ADDvanced
New Member
- Joined
- Sep 6, 2022
- Messages
- 133
I get that it technically 'underperforms', but all 3 of those mixed diagrams above are at least 145 more watts of solar than I have now. I've been reading a lot about mixing panels, but nowhere did I read about smaller panels discharging into the larger one, have a link?
Parallel would provide about 360W, but there's a risk that the SanTan would simply discharge into the renogy, and you get nothing.
Mix would provide about 360W, but there's a risk that the renogy would simply discharge into the santan, and you get nothing.
I revised:
As you can see, it's not about smaller. It's about voltage.
Current flows from high voltage to low voltage. The higher voltage string of a parallel can see the lower voltage string as a short circuit.
If you're close where The Voc of the lower string is still higher than the Vmp of the higher string, less chance. You are proposing strings that are 33-50% different where ~10% is typically the max.
I understand what you're saying, I guess I just don't understand why this is. I've been googling and reading mainly posts on this forum about parallel strings of different voltages, but nobody ever really says why.

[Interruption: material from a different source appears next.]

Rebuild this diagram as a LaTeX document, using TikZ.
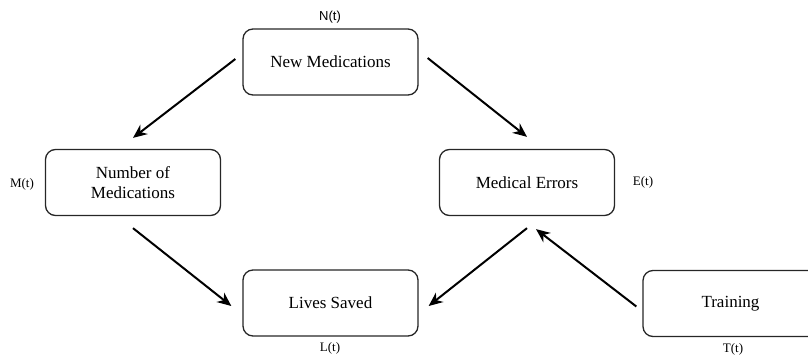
\documentclass[tikz,border=0pt]{standalone}
\usepackage{fontspec}
\setmainfont{Liberation Serif}
\newfontfamily\labelsans{Liberation Sans}
\usetikzlibrary{arrows.meta}
\begin{document}
\begin{tikzpicture}[x=1pt,y=-1pt,
  box/.style={draw=black!85, line width=1.3pt, rounded corners=10pt, minimum width=175pt, minimum height=66pt, align=center, font=\fontsize{17}{20}\selectfont, inner sep=0pt},
  lbl/.style={font=\fontsize{13}{15}\selectfont, inner sep=0pt},
  lblsans/.style={font=\labelsans\fontsize{13}{15}\selectfont, inner sep=0pt},
  conn/.style={line width=2pt, -{Stealth[length=14pt,width=12pt]}}
]
\useasboundingbox (0,0) rectangle (808,356);
\node[box] (new) at (330.5,62) {New Medications};
\node[box] (num) at (133,182.5) {Number of\\Medications};
\node[box] (err) at (527,182.5) {Medical Errors};
\node[box] (lives) at (330.5,303) {Lives Saved};
\node[box] (train) at (730.5,303.5) {Training};
\node[lblsans] (nl) at (330,17) {N(t)};
\node[lbl] (ml) at (22,184) {M(t)};
\node[lbl] (el) at (643,182) {E(t)};
\node[lbl] (ll) at (330,348) {L(t)};
\node[lbl] (tl) at (733,349) {T(t)};
\draw[conn] ([shift={(-7,-3)}]new.west) -- ([shift={(0,-11)}]num.north);
\draw[conn] ([shift={(9,-4)}]new.east) -- ([shift={(0,-12)}]err.north);
\draw[conn] ([shift={(0,12)}]num.south) -- ([shift={(-11,3)}]lives.west);
\draw[conn] ([shift={(0,12)}]err.south) -- ([shift={(10,3)}]lives.east);
\draw[conn] ([shift={(-6,3)}]train.west) -- ([shift={(9,13)}]err.south);
\end{tikzpicture}
\end{document}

For almost every other solar theory/basic thing I've had to learn, there are a lot of articles that go into detail on the subject, but for this one, it seems like it's mostly discussions in forums.

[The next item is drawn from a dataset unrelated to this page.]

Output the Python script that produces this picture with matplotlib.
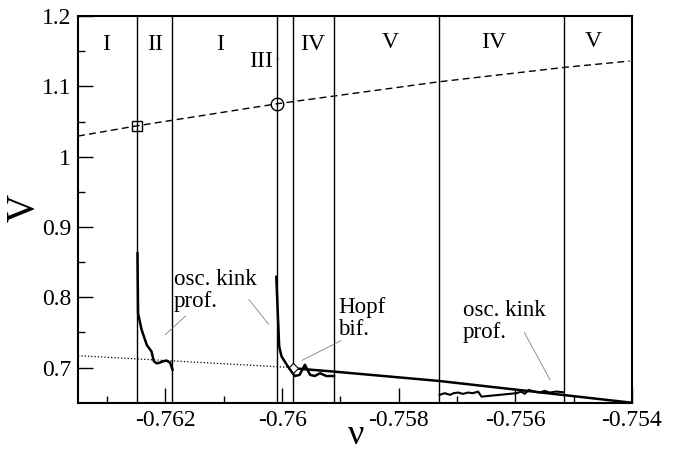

If anybody has any links, I'm willing to read them.
You accept that a charger works by providing a voltage slightly higher than battery voltage so current flows, yes?
i.e., battery at 12.0V, charger at 12.05V, current will flow into the battery. You have two sources, yet one "discharges" into the other.
Why do you not accept a slightly higher voltage source not flowing current through a slightly lower one?
No, it makes sense. I just want to read more about it, the 5-10% voltage thing is mentioned a lot on forums, but I'm not finding any nice articles that go into more detail. Like, a lot of the articles about mixed panels don't even mention this, which I find surprising.